"""
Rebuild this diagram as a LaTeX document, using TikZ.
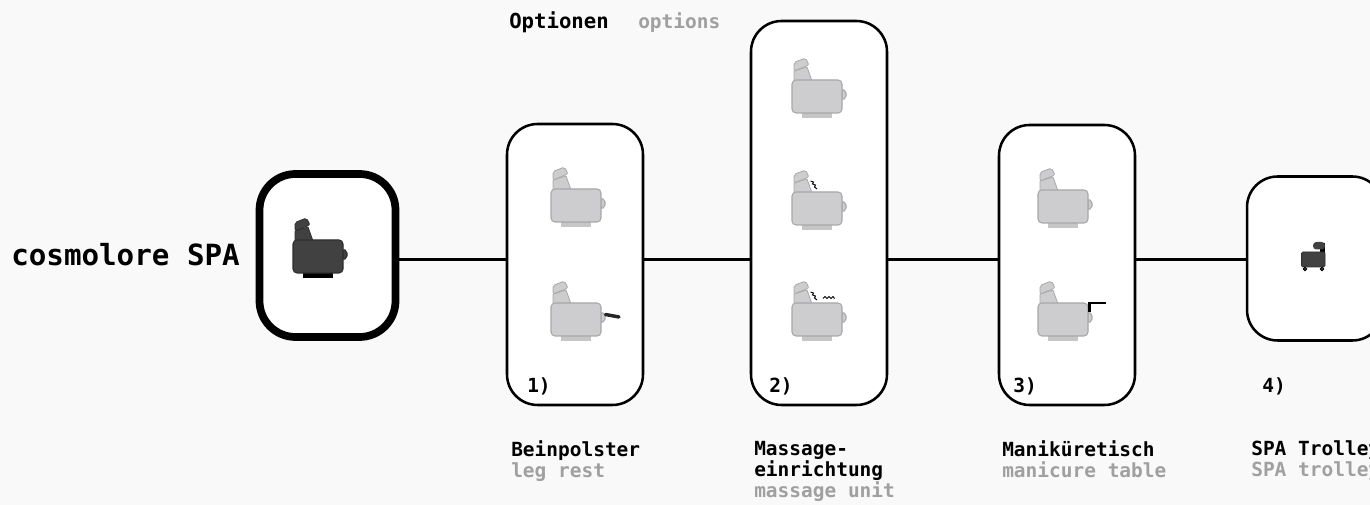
\documentclass[tikz,border=0pt]{standalone}
\usepackage{fontspec}
\setmonofont{DejaVu Sans Mono}
\definecolor{pagegrey}{HTML}{F9F9F9}
\definecolor{seatgrey}{HTML}{CDCDCF}
\definecolor{edgegrey}{HTML}{A8A8A8}
\definecolor{basegrey}{HTML}{C6C6C6}
\definecolor{seatdark}{HTML}{414141}
\definecolor{edgedark}{HTML}{2E2E2E}
\definecolor{textgrey}{HTML}{A0A0A0}
\newcommand{\chairshape}[3]{
	\begin{scope}[yscale=-1]
	\fill [#3] (10,33) rectangle (40,38.5);
	\draw [fill=#1,draw=#2,line width=0.8pt,rounded corners=1.5pt] (50,9) -- (54,11) -- (54,18) -- (50,20) -- cycle;
	\draw [fill=#1,draw=#2,line width=0.6pt,rounded corners=0.5pt] (2,1) -- (2,-9) -- (15,-13) -- (20,1) -- cycle;
	\draw [fill=#1,draw=#2,line width=0.6pt,rounded corners=1.5pt] (2,-9) -- (2,-17.5) -- (13.5,-22) -- (17,-15) -- cycle;
	\draw [fill=#1,draw=#2,line width=0.8pt,rounded corners=3pt] (0,0) rectangle (50,33);
	\end{scope}
}
\tikzset{
	pics/greychair/.style={code={\chairshape{seatgrey}{edgegrey}{basegrey}}},
	pics/darkchair/.style={code={\chairshape{seatdark}{edgedark}{black}}},
	optbox/.style={draw=black,fill=white,line width=1.9pt,rounded corners=23pt,inner sep=0pt,outer sep=0pt,minimum width=102pt},
	mainbox/.style={optbox,line width=5.8pt,rounded corners=27pt},
	link/.style={line width=2.25pt},
	caption/.style={font=\ttfamily\bfseries\fontsize{14.6}{16.1}\selectfont,anchor=north west,inner sep=0pt,align=left},
	greytext/.style={text=textgrey},
	squiggle/.style={draw=black,line width=0.7pt}
}
\begin{document}
\begin{tikzpicture}[x=0.75pt,y=0.75pt,yscale=-1,xscale=1]
	\useasboundingbox (0,0) rectangle (1370,505);
	\fill [pagegrey] (0,0) rectangle (1370,505);
	
	%boxes
	\node (spabox) [mainbox,minimum height=122.25pt] at (327.5,255.5) {};
	\node (legbox) [optbox,minimum height=210.75pt] at (575,264.5) {};
	\node (massagebox) [optbox,minimum height=288pt] at (819,213) {};
	\node (tablebox) [optbox,minimum height=210pt] at (1067,265) {};
	\node (trolleybox) [optbox,minimum height=123pt] at (1315,258.5) {};
	
	%connectors
	\coordinate (axis) at (0,259.5);
	\draw [link] (axis -| spabox.east) -- (axis -| legbox.west);
	\draw [link] (axis -| legbox.east) -- (axis -| massagebox.west);
	\draw [link] (axis -| massagebox.east) -- (axis -| tablebox.west);
	\draw [link] (axis -| tablebox.east) -- (axis -| trolleybox.west);
	
	%chairs
	\pic at (293,240) {darkchair};
	\pic at (551,189) {greychair};
	\pic at (551,303) {greychair};
	\pic at (792,80) {greychair};
	\pic at (792,192) {greychair};
	\pic at (792,303) {greychair};
	\pic at (1038,190) {greychair};
	\pic at (1038,303) {greychair};
	
	%leg rest
	\draw [line width=2.6pt,line cap=round,draw=black!85] (605.5,314.5) -- (619,317);
	%massage marks
	\draw [squiggle] (810.5,181) -- (813.5,182) -- (812.5,184) -- (815.5,185) -- (814.5,187) -- (817,189);
	\draw [squiggle] (810.5,292) -- (813.5,293) -- (812.5,295) -- (815.5,296) -- (814.5,298) -- (817,300);
	\draw [squiggle] (823,298.5) -- (825,296.5) -- (827,298.5) -- (829,296.5) -- (831,298.5) -- (833,296.5) -- (834.5,298.5);
	%manicure table
	\draw [line width=1.6pt] (1089.5,312) -- (1089.5,303) -- (1105.5,303);
	
	%trolley
	\fill [black] (1320,243) rectangle (1325,254);
	\fill [seatdark,rounded corners=2.5pt] (1313,242) rectangle (1325,249.5);
	\draw [fill=seatdark,draw=edgedark,line width=0.6pt,rounded corners=1pt] (1301.5,252) rectangle (1325,267);
	\draw [fill=seatdark,draw=black,line width=0.6pt] (1305,269) circle [radius=1.8];
	\draw [fill=seatdark,draw=black,line width=0.6pt] (1322,269) circle [radius=1.8];
	
	%texts
	\node (spaname) [font=\ttfamily\bfseries\fontsize{21.9}{24}\selectfont,anchor=base west,inner sep=0pt] at (11,266) {cosmolore SPA};
	\node (optde) [caption,font=\ttfamily\bfseries\fontsize{15.5}{16.1}\selectfont,anchor=base west] at (509,29) {Optionen};
	\node (opten) [caption,anchor=base west,greytext] at (638,29) {options};
	\node (numa) [caption,anchor=base west] at (527,393) {1)};
	\node (numb) [caption,anchor=base west] at (769,393) {2)};
	\node (numc) [caption,anchor=base west] at (1013,393) {3)};
	\node (numd) [caption,anchor=base west] at (1262,393) {4)};
	\node (legde) [caption] at (511,440) {\vphantom{Bl}Beinpolster\\\textcolor{textgrey}{leg rest}};
	\node (massagede) [caption] at (754,440) {\vphantom{Bl}Massage-\\einrichtung\\\textcolor{textgrey}{massage unit}};
	\node (tablede) [caption] at (1002,440) {\vphantom{Bl}Maniküretisch\\\textcolor{textgrey}{manicure table}};
	\node (trolleyde) [caption] at (1251,440) {\vphantom{Bl}SPA Trolley\\\textcolor{textgrey}{SPA trolley}};
\end{tikzpicture}
\end{document}
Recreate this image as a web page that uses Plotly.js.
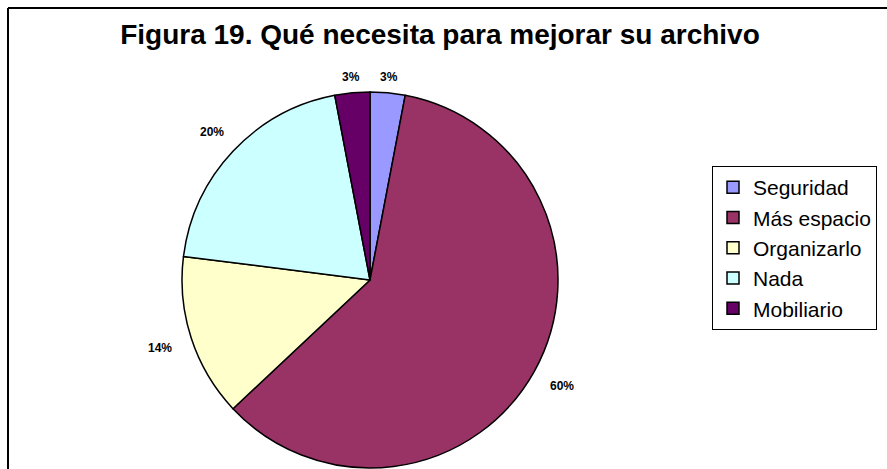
<!DOCTYPE html>
<html>
<head>
<meta charset="utf-8">
<script src="https://cdn.plot.ly/plotly-3.0.1.min.js"></script>
<style>html,body{margin:0;padding:0;background:#fff;}#chart{width:887px;height:469px;}</style>
</head>
<body>
<div id="chart"></div>
<script>
const titleText = 'Figura 19. Qué necesita para mejorar su archivo';
const labels = ['Seguridad', 'Más espacio', 'Organizarlo', 'Nada', 'Mobiliario'];
const values = [3, 60, 14, 20, 3];
const colors = ['#9999FF', '#993366', '#FFFFCC', '#CCFFFF', '#660066'];

const W = 887, H = 469;
const cx = 370, cy = 280, R = 188;
const FONT = 'Liberation Sans, Arial, sans-serif';

const total = values.reduce((a, b) => a + b, 0);
const annotations = [];
let cum = 0;
values.forEach((v, i) => {
  const f = (cum + v / 2) / total;
  cum += v;
  const th = 2 * Math.PI * f;
  const ux = Math.sin(th), uy = -Math.cos(th);
  const txt = Math.round(v / total * 100) + '%';
  const d = R + 14 + 20 * Math.abs(ux);
  annotations.push({
    x: (cx + d * ux) / W, y: 1 - (cy + d * uy) / H,
    xref: 'paper', yref: 'paper', xanchor: 'center', yanchor: 'middle',
    text: txt, showarrow: false,
    font: {family: FONT, size: 12, color: '#000', weight: 'bold'}
  });
});

const trace = {
  type: 'pie',
  labels: labels,
  values: values,
  sort: false,
  direction: 'clockwise',
  rotation: 0,
  textinfo: 'none',
  hoverinfo: 'label+percent',
  marker: {colors: colors, line: {color: '#000', width: 1.5}},
  domain: {x: [(cx - R) / W, (cx + R) / W], y: [1 - (cy + R) / H, 1 - (cy - R) / H]}
};

const layout = {
  width: W, height: H,
  margin: {l: 0, r: 0, t: 0, b: 0},
  paper_bgcolor: '#fff',
  showlegend: true,
  title: {
    text: titleText, x: 440 / W, xanchor: 'center', y: 1 - 34 / H, yanchor: 'middle',
    xref: 'paper', yref: 'paper',
    font: {family: FONT, size: 28, color: '#000', weight: 'bold'}
  },
  legend: {
    x: 712 / W, y: 1 - 166 / H, xanchor: 'left', yanchor: 'top',
    bordercolor: '#000', borderwidth: 1, bgcolor: '#fff',
    font: {family: FONT, size: 21, color: '#000'},
    itemwidth: 30,
    traceorder: 'normal'
  },
  annotations: annotations,
  shapes: [
    {type: 'line', xref: 'paper', yref: 'paper', x0: 8 / W, x1: 1, y0: 1 - 8 / H, y1: 1 - 8 / H, line: {color: '#000', width: 2}},
    {type: 'line', xref: 'paper', yref: 'paper', x0: 8 / W, x1: 8 / W, y0: 0, y1: 1 - 8 / H, line: {color: '#000', width: 2}}
  ]
};

Plotly.newPlot('chart', [trace], layout, {displayModeBar: false, staticPlot: true});
</script>
</body>
</html>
"""
**THE EXERCISE**: Return exactly the lines from the one with "Recreate this image" to the one with "const FONT = 'Liberation", both ends kept, and only those. Images are left out.

**RESULT OF THE TASK**:
Recreate this image as a web page that uses Plotly.js.
<!DOCTYPE html>
<html>
<head>
<meta charset="utf-8">
<script src="https://cdn.plot.ly/plotly-3.0.1.min.js"></script>
<style>html,body{margin:0;padding:0;background:#fff;}#chart{width:887px;height:469px;}</style>
</head>
<body>
<div id="chart"></div>
<script>
const titleText = 'Figura 19. Qué necesita para mejorar su archivo';
const labels = ['Seguridad', 'Más espacio', 'Organizarlo', 'Nada', 'Mobiliario'];
const values = [3, 60, 14, 20, 3];
const colors = ['#9999FF', '#993366', '#FFFFCC', '#CCFFFF', '#660066'];

const W = 887, H = 469;
const cx = 370, cy = 280, R = 188;
const FONT = 'Liberation Sans, Arial, sans-serif';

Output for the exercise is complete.